Blau is a research associate at the National Bureau of Economic Research, a research fellow at the Institute for the Study of Labor (IZA), and a research fellow at the Center for Economic Studies. She is a fellow of the Society of Labor Economists, the American Academy of Political and Social Science, and the Labor and Employment Relations Association. She is also a fellow at the Center for the Study of Poverty and Inequality (Stanford University) and a research fellow at the Compensation Research Initiative (Cornell University).

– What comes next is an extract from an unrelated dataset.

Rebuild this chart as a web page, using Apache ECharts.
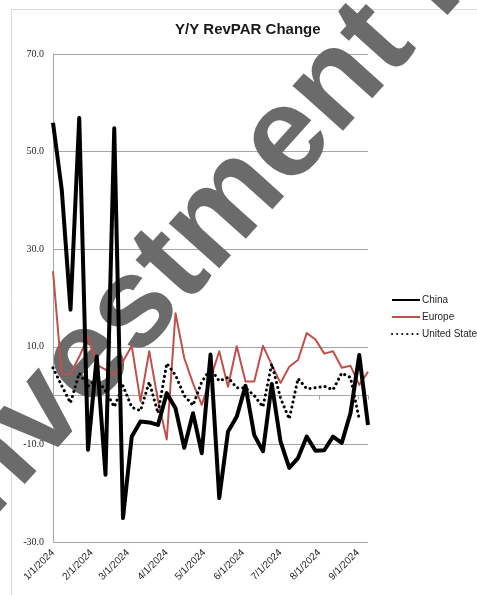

She has served as vice president of the American Economic Association, president of the Society of Labor Economists, the Labor and Employment Relations Association, and the Midwest Economics Association. She is an associate editor of Labour Economics and was formerly an editor of the Journal of Labor Economics and an associate editor of the Journal of Economic Perspectives. She serves or has served on numerous editorial boards, including the American Economic Review, the Journal of Labor Economics, the Journal of Economic Perspectives, the ILR Review, the Journal of Labor Research, and The Annals of the American Academy of Political and Social Science, among others.

==Awards==

- 2001 The Carolyn Shaw Bell Award, awarded by the American Economic Association Committee on the Status of Women in the Economics Profession for furthering the status of women in the economics profession.
- 2002 Richard A. Lester Prize for the outstanding book in labor economics and industrial relations for At Home and Abroad: U.S. Labor Market Performance in International Perspective (with Lawrence Kahn).
- 2003 Fellow (Founding Fellow), Society of Labor Economists.
- 2005 Eleanor Roosevelt Fellow, American Academy of Political and Social Science.
- 2009 Academic Fellow (Inaugural Fellow), Labor and Employment Relations Association.
- 2010 IZA Prize in Labor Economics
- 2017 Jacob Mincer Award for Lifetime Contributions to the Field of Labor Economics by the Society of Labor Economists (SOLE).
- 2017 Judge William B. Groat Alumni Award, ILR School, Cornell University.
- 2018 Distinguished Fellow Award, American Economic Association.

==Selected publications==

===Books===
- Blau, Francine D. (1977). Equal Pay in the Office. Lexington, Mass: Lexington Books. ISBN 978-0-669-01003-9.
- Blau, Francine D.; Ehrenberg, Ronald G. (eds.) (1997). Gender and Family Issues in the Workplace. New York: Russell Sage Foundation. ISBN 978-0-87154-122-2.
- Blau, Francine D.; Kahn, Lawrence M. (2002). At Home and Abroad: U.S. Labor Market Performance in International Perspective. New York: Russell Sage Foundation. ISBN 978-0-87154-100-0.
- Eds. Blau, Francine D.; Brinton, Mary C.; Grusky, David B. (2006). The Declining Significance of Gender? New York: Russell Sage Foundation. ISBN 978-0-87154-092-8.
- Blau, Francine D.; Eds. Anne C. Gielen, and Klaus F. Zimmermann (2012). Gender, Inequality, and Wages. Oxford University Press. ISBN 978-0-19966-585-3.
- Eds. Blau, Francine D. and Christopher Mackie (2017). The Economic and Fiscal Consequences of Immigration. Washington, DC: The National Academies Press. ISBN 978-0-309-44445-3.
- Blau, Francine D. (2018). "The Economics of Women, Men, and Work"
  - Blau, Francine D.; Ferber, Marianne A. The Economics of Women, Men, and Work. Englewood Cliffs, NJ: Prentice-Hall, 1st ed. 1986, 2nd ed. 1992.
  - Blau, Francine D.; Ferber, Marianne A.; Winkler, Anne E. The Economics of Women, Men, and Work. Upper Saddle River, NJ: Prentice-Hall, 3rd ed. 1998, 4th ed. 2002, 5th ed. 2006, 6th ed. 2010, 7th ed. 2014.